With an average fuel efficiency of 24 miles per gallon, that would require 25,000 gallons of gas a year.

Add in the 26 gallons of gas per year each person uses while sitting in traffic -- according to the Texas Transportation Institute's 2007 Annual Mobility Report -- and that leaves a total of 27,600 gallons of gas per year for 100 call center agents.
 
At $3 per gallon, that amounts to $82,800 per year in commuting costs alone.

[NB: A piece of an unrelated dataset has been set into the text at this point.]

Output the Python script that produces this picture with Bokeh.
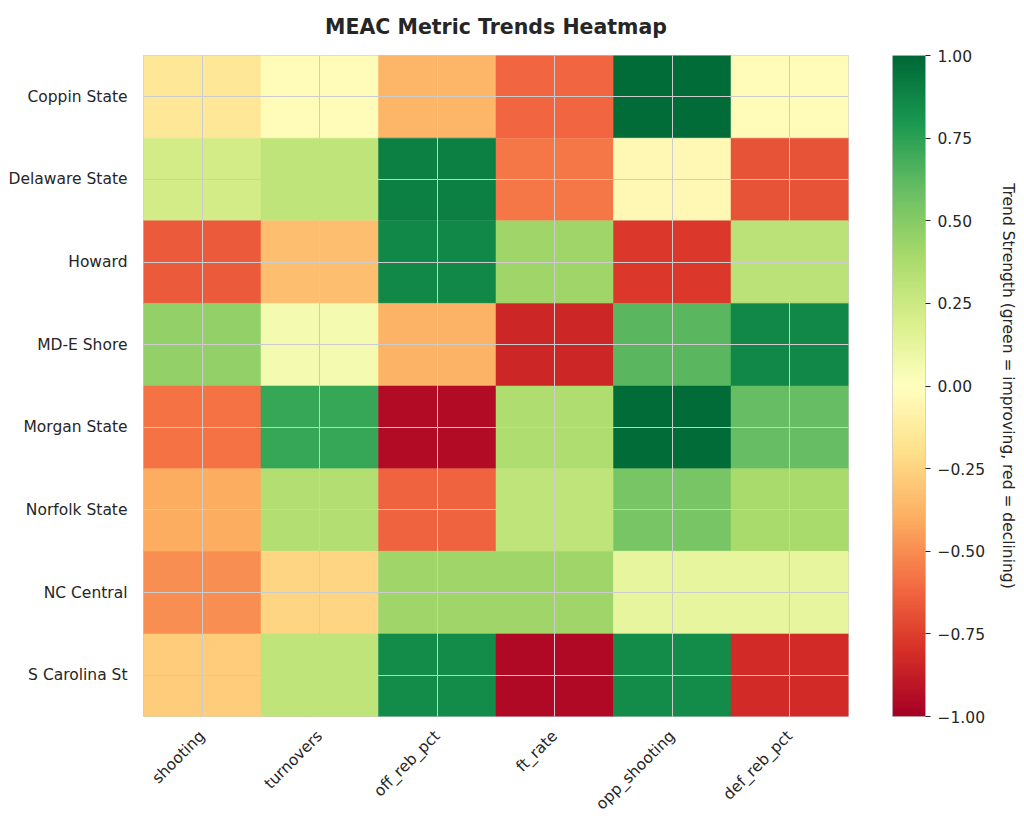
import math
import numpy as np
from bokeh.plotting import figure
from bokeh.layouts import row
from bokeh.models import (ColumnDataSource, LinearColorMapper, FixedTicker,
                          FactorRange, CustomJSTickFormatter, Range1d)
from bokeh.embed import file_html
from bokeh.resources import INLINE

teams = ["Coppin State", "Delaware State", "Howard", "MD-E Shore",
         "Morgan State", "Norfolk State", "NC Central", "S Carolina St"]
metrics = ["shooting", "turnovers", "off_reb_pct", "ft_rate", "opp_shooting", "def_reb_pct"]

coppin_state   = [-0.15, -0.03, -0.37, -0.62, 0.98, -0.03]
delaware_state = [0.22, 0.30, 0.90, -0.57, -0.04, -0.68]
howard         = [-0.66, -0.33, 0.86, 0.42, -0.77, 0.32]
md_e_shore     = [0.46, 0.06, -0.38, -0.84, 0.63, 0.86]
morgan_state   = [-0.58, 0.72, -0.95, 0.36, 0.98, 0.60]
norfolk_state  = [-0.40, 0.35, -0.63, 0.30, 0.54, 0.39]
nc_central     = [-0.50, -0.24, 0.42, 0.42, 0.12, 0.12]
s_carolina_st  = [-0.28, 0.30, 0.85, -0.96, 0.85, -0.82]

rows = [coppin_state, delaware_state, howard, md_e_shore,
        morgan_state, norfolk_state, nc_central, s_carolina_st]

cbar_ticks = [-1.0, -0.75, -0.5, -0.25, 0.0, 0.25, 0.5, 0.75, 1.0]

# matplotlib RdYlGn anchors
anchors = ["#a50026", "#d73027", "#f46d43", "#fdae61", "#fee08b", "#ffffbf",
           "#d9ef8b", "#a6d96a", "#66bd63", "#1a9850", "#006837"]

def hex2rgb(h):
    return tuple(int(h[i:i + 2], 16) for i in (1, 3, 5))

def build_palette(n=256):
    rgb = [hex2rgb(a) for a in anchors]
    out = []
    for i in range(n):
        t = i / (n - 1) * (len(rgb) - 1)
        k = min(int(t), len(rgb) - 2)
        f = t - k
        c = [round(rgb[k][j] + (rgb[k + 1][j] - rgb[k][j]) * f) for j in range(3)]
        out.append("#%02x%02x%02x" % tuple(c))
    return out

palette = build_palette()
mapper = LinearColorMapper(palette=palette, low=-1, high=1)

xs, ys, vs = [], [], []
for t, r in zip(teams, rows):
    for m, v in zip(metrics, r):
        xs.append(m)
        ys.append(t)
        vs.append(v)
src = ColumnDataSource(dict(x=xs, y=ys, v=vs))

FONT = "DejaVu Sans"
TXT = "#262626"
FS = "15.5px"
TOP = 55

def style_title(fig, text):
    fig.title.text = text
    fig.title.align = "center"
    fig.title.vertical_align = "top"
    fig.title.text_font = FONT
    fig.title.text_font_size = "20.5px"
    fig.title.text_font_style = "bold"
    fig.title.text_color = TXT
    fig.title.standoff = 29

p = figure(x_range=FactorRange(*metrics), y_range=FactorRange(*list(reversed(teams))),
           output_backend="svg", toolbar_location=None,
           frame_width=705, frame_height=661,
           min_border_left=143, min_border_top=TOP, min_border_bottom=10, min_border_right=10)
style_title(p, "MEAC Metric Trends Heatmap")

p.rect(x="x", y="y", width=1, height=1, source=src,
       fill_color={"field": "v", "transform": mapper},
       line_color={"field": "v", "transform": mapper}, line_width=0.5)

p.grid.grid_line_color = "#cccccc"
p.grid.grid_line_width = 1
p.grid.level = "overlay"
p.outline_line_color = "#cccccc"
p.outline_line_width = 1

for ax in (p.xaxis[0], p.yaxis[0]):
    ax.axis_line_color = None
    ax.major_tick_line_color = None
    ax.minor_tick_line_color = None
    ax.major_label_text_font = FONT
    ax.major_label_text_font_size = FS
    ax.major_label_text_color = TXT
p.xaxis.major_label_orientation = math.pi / 4
p.xaxis.major_label_standoff = 11
p.yaxis.major_label_standoff = 10

# colour bar as its own small figure
grad = np.linspace(-1, 1, 256).reshape(-1, 1)
cb = figure(x_range=Range1d(0, 1), y_range=Range1d(-1, 1),
            output_backend="svg", toolbar_location=None,
            frame_width=33, frame_height=661,
            min_border_left=34, min_border_top=TOP, min_border_bottom=10, min_border_right=6,
            x_axis_location=None, y_axis_location="right")
style_title(cb, " ")
cb.image(image=[grad], x=0, y=-1, dw=1, dh=2, color_mapper=mapper)
cb.grid.visible = False
cb.outline_line_color = "#cccccc"
cb.outline_line_width = 1

ya = cb.yaxis[0]
ya.ticker = FixedTicker(ticks=cbar_ticks)
ya.formatter = CustomJSTickFormatter(
    code="return (tick < 0 ? '\u2212' : '') + Math.abs(tick).toFixed(2);")
ya.axis_line_color = None
ya.major_tick_in = 0
ya.major_tick_out = 5
ya.major_tick_line_color = TXT
ya.minor_tick_line_color = None
ya.major_label_standoff = 7
ya.major_label_text_font = FONT
ya.major_label_text_font_size = FS
ya.major_label_text_color = TXT
ya.axis_label = "Trend Strength (green = improving, red = declining)"
ya.axis_label_text_font = FONT
ya.axis_label_text_font_size = FS
ya.axis_label_text_font_style = "normal"
ya.axis_label_text_color = TXT
ya.axis_label_standoff = 11

layout = row(p, cb)
open("out.html", "w").write(file_html(layout, INLINE))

Source: "How Bringing Customer Service Jobs Home Results in Greener Pastures" VIPDesk

"Overwhelmingly, when asked what is motivating the change, the feedback we get is that going green is simply the right thing to do," Desalles wrote in a research note. "Companies that operate call centers have included 'environmental responsibility' as part of their overall Corporate Social Responsibility (CSR) commitment, based on the assumption that businesses have an environmental duty to shareholders, employees, clients and partners."

For example, Convergys, a global contact center outsourcer, intends to double the number of concurrent home agents by the end of the year, as a result of a green directive from the CEO.

Framingham, Mass.-based IDC predicts that the number of home-based contact center agents will reach 330,000 by 2010.

Nevertheless, many organizations still need convincing, and getting started means starting small.

"There's always a distrust of letting people work remotely, at least initially," Landoline said. "For established contact centers, I always recommend that you take your best agents and give them incentives. One incentive may be to allow them to work at home once or twice a week."

There is often a trade-off for agents as well. Contract agents may give up 5% to 10% of their pay in return for not commuting, while for fully staffed centers, working at home is generally used as a way to prevent churn.

Once you've begun offering the work-at-home option, however, don't expect agents to come back into the physical contact center.

"Once people get to work at home, [you're] not going to bring people back [to the office] when the price of gas drops," Landoline said. "This is a very positive thing for workers in that they're going to have this economic force, but once you build this level of trust, there will be no getting back to the way it was."